After all, the number of refugees Canada accepts, in general, is a small drop in the bucket. The UNHCR reports that due to high levels of conflict, 65.6 million people were forcibly displaced worldwide in 2016—a seven-decade high. Of those, 84 percent remained in developing or middle-income countries. “The majority of these people are in countries like Turkey, Lebanon, Pakistan, Iran, Uganda and Kenya,” says Beuze. “That’s where the real crisis is.” One in five people living in Lebanon—where a significant number of people don’t have continuous access to potable water or electricity—is a refugee, Beuze adds. As a stable, rich nation, Canada could—if we chose to—welcome a much larger number of refugees than we currently are.

Four months after their arrival, Mutoro’s family, like Adeesewa’s, are doing their best to put down roots. Her eldest boy is now in kindergarten; he enjoys it even though he’s the only kid in his class who doesn’t yet speak French. (When Mutoro receives French--language emails from her son’s school, she asks Viveros to translate them for her.) Eze, like Adeesewa’s husband, secured a job within a few months of arriving in Montreal and is working in the cold room of a dairy. The hours are long, as he has no official shift—he arrives in the morning and is often expected to stay until 11 or 12 at night. He’s keeping his eyes out for other opportunities.

For now, having an income is still relatively new and Mutoro and Eze continue to rely on food banks for many of their groceries. Mutoro has started French courses at a non-profit organization that helps new immigrants; the organization has part-time childcare, so she can take her two-year-old with her. She is also in the process of starting a home-based business as a hair and makeup stylist. She advertises on Kijiji as well as the YMCA Facebook group and has already started serving clients. Locals from the Facebook group, including Viveros, have helped her get set up with supplies like brushes and makeup. Eventually, she’d like to rent a chair in a salon.

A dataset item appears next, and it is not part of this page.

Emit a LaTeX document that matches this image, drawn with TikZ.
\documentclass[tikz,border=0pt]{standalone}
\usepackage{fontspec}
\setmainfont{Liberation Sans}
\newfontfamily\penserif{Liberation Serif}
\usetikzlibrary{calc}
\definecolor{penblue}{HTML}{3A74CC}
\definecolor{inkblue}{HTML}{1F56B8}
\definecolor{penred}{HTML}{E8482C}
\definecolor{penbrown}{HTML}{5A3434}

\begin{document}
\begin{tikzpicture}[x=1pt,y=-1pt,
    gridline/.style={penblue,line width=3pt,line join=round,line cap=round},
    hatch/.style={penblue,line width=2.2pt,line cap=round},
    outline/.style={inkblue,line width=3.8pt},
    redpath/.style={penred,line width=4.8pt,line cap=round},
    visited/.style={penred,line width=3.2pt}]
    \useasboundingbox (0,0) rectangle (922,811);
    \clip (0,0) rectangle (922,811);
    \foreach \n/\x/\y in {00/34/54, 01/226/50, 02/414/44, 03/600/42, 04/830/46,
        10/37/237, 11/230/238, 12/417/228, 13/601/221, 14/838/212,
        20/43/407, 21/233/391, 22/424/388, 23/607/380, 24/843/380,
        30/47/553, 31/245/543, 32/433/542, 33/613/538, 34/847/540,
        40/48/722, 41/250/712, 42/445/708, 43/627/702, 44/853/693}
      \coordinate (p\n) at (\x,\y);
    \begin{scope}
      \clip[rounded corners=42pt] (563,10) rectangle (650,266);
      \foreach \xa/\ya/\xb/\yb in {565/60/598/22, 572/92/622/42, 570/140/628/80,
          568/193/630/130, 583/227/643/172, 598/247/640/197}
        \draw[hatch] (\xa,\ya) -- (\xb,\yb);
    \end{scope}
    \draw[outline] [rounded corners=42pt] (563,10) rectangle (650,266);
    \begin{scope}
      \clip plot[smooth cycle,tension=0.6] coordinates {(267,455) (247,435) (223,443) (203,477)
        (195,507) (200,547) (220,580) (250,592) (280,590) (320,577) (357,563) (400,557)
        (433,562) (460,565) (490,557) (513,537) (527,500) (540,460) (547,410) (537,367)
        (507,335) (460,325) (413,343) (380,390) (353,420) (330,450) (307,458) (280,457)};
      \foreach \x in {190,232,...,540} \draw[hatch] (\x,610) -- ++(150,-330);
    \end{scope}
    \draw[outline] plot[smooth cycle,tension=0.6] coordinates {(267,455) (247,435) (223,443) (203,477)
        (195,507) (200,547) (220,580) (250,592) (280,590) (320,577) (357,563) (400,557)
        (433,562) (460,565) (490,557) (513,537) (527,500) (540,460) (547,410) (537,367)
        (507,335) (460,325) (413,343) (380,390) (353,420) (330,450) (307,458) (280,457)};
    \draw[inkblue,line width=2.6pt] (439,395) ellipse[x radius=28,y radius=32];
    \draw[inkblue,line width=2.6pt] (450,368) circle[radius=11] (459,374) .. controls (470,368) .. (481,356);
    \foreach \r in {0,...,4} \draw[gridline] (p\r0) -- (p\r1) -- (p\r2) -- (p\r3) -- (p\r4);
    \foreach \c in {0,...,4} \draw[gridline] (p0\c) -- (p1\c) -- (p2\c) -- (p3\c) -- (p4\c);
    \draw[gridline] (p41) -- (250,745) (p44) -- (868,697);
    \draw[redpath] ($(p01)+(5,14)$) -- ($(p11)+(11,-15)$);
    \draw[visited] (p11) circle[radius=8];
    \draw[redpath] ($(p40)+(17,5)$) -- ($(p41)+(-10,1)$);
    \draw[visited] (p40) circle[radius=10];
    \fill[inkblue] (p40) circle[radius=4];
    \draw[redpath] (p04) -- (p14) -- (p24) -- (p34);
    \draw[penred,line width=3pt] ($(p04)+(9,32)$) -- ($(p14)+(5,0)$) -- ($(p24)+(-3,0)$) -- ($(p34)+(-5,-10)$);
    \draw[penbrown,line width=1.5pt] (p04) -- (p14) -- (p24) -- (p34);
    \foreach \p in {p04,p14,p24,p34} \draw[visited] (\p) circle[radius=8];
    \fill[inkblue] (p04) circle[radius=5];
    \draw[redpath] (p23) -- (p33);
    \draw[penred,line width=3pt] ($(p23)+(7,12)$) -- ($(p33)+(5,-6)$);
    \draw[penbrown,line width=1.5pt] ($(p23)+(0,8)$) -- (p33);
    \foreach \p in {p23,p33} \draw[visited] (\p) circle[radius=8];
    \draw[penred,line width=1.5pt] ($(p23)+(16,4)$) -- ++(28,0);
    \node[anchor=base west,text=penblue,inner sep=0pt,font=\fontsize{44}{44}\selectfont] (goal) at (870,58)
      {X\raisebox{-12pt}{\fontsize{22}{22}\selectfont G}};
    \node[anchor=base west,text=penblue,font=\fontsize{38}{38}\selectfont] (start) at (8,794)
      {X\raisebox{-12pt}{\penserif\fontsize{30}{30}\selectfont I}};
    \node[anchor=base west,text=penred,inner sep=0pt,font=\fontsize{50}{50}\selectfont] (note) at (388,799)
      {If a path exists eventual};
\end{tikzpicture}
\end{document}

When Mutoro is out and about, she sometimes sees newcomers who look like they could use some help—particularly -mothers with babies. “I’ll say, ‘Why are you not wearing warm clothes? It’s so cold,’” she explains. “Then I ask them if they know about the Facebook group. Sometimes they say no. Sometimes they say they asked for help on there, but did not get it. So, I will ask Olivia on their behalf. Or if something is offered on the group, I will claim it on their behalf and pick it up for them.”

Through word of mouth and social media, the YMCA Refugee Claimant Facebook group continues to grow, albeit chaotically and not without a few hitches. The transport of goods, especially large items, is an ongoing problem. Some Montrealers, new to the group, declare items “for pick-up only” without realizing just how hard that may be for a new family that doesn’t yet have a car or many friends to help. Newcomers who don’t yet know their way around the island are often quick to claim an item before realizing just how far it is from Pierrefonds to the Plateau. But thanks to the group, the Ogunlesis’ home is furnished, her baby is dressed and she and her husband are now sleeping in a proper bed. Adeesewa has people she can call if she needs something. The first winter wasn’t easy and she and her husband would like to find a new apartment, but she’s nevertheless feeling optimistic. “People have been so good to me here—why would I want to go anywhere else?” she asks. “I can see a future here for myself and my family.”

* Names have been changed to protect privacy.